De vez en cuando me topaba con caminantes como yo, a los que acogía e intentaba hacer sentir cómodos. Normalmente compartíamos noches, iban y venían, pero no se establecían, desconozco la razón, quizás hallaban la salida o el propio cuerpo los expulsaba. También escuchaba voces del exterior que me incitaban a salir, que me prometían un rescate seguro. Las fui ignorando. Comencé a sembrar mis flores. También liberé a todos los pájaros de sus jaulas, al principio con cierto recelo, porque temía que no volverían, pero entonces vi que volaban libres y decidían permanecer más cercanos que nunca. Y encendí todas las luces, las canciones y las risas.
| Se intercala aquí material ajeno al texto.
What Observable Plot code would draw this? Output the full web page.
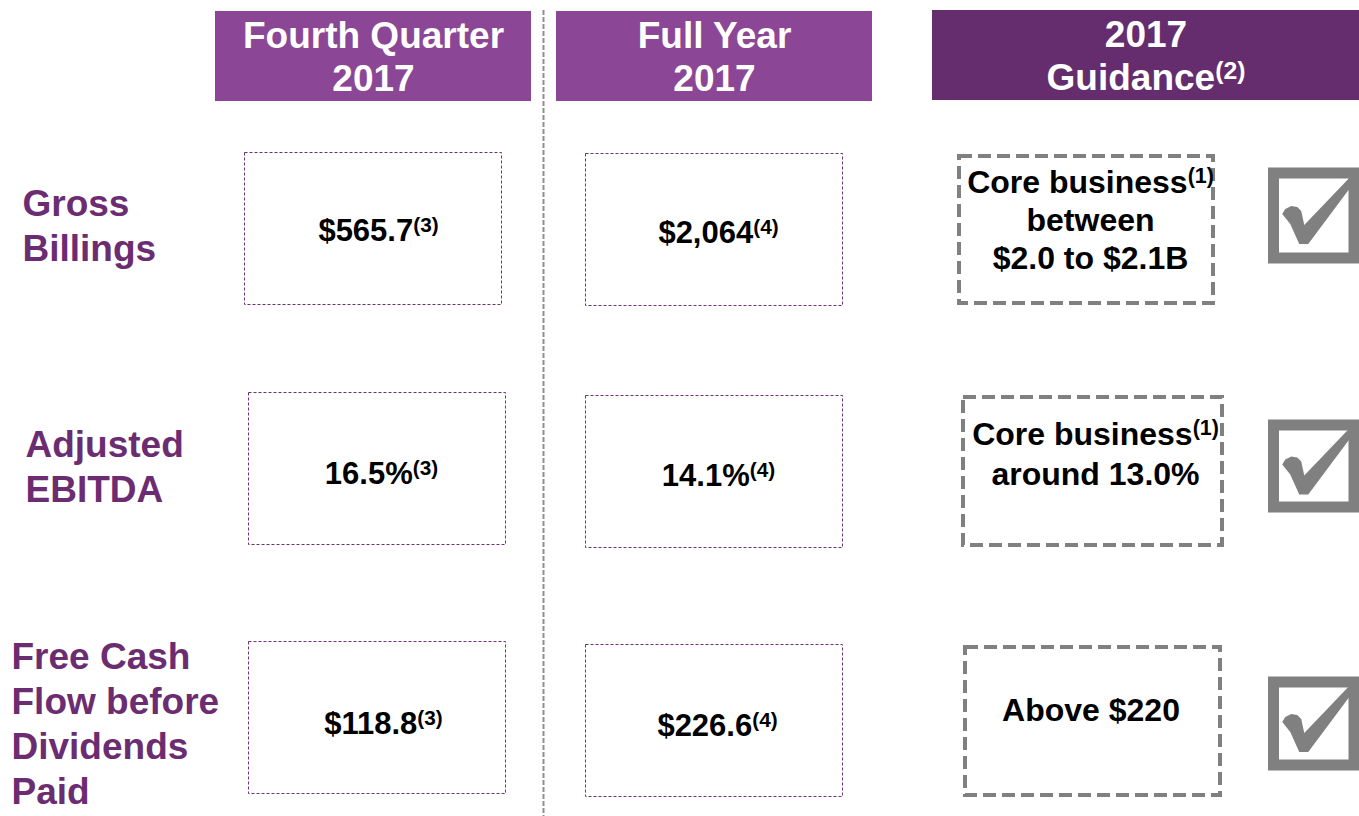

No sé cuánto tiempo deambulé por ese territorio, aferrado al hilo de lana. Hasta que un día entendí que mi suerte de minotauro encelado estaba echada o quizás, como ya se dijo en su día, que un destino no es mejor que otro, pero que todo hombre debe acatar el que lleva adentro. Sabiéndome ya al fin amante y amado, en un último y definitivo gesto corté el hilo de seda que me garantizaba la salida. Y desde aquí os escribo estas líneas, desde este laberinto del que ya no deseo salir, en el que vago y divago, en el que doy sentido y respuesta a mis enigmas, a mis miedos y a mis dudas, en el que nunca estoy perdido porque todos los caminos conducen a ella.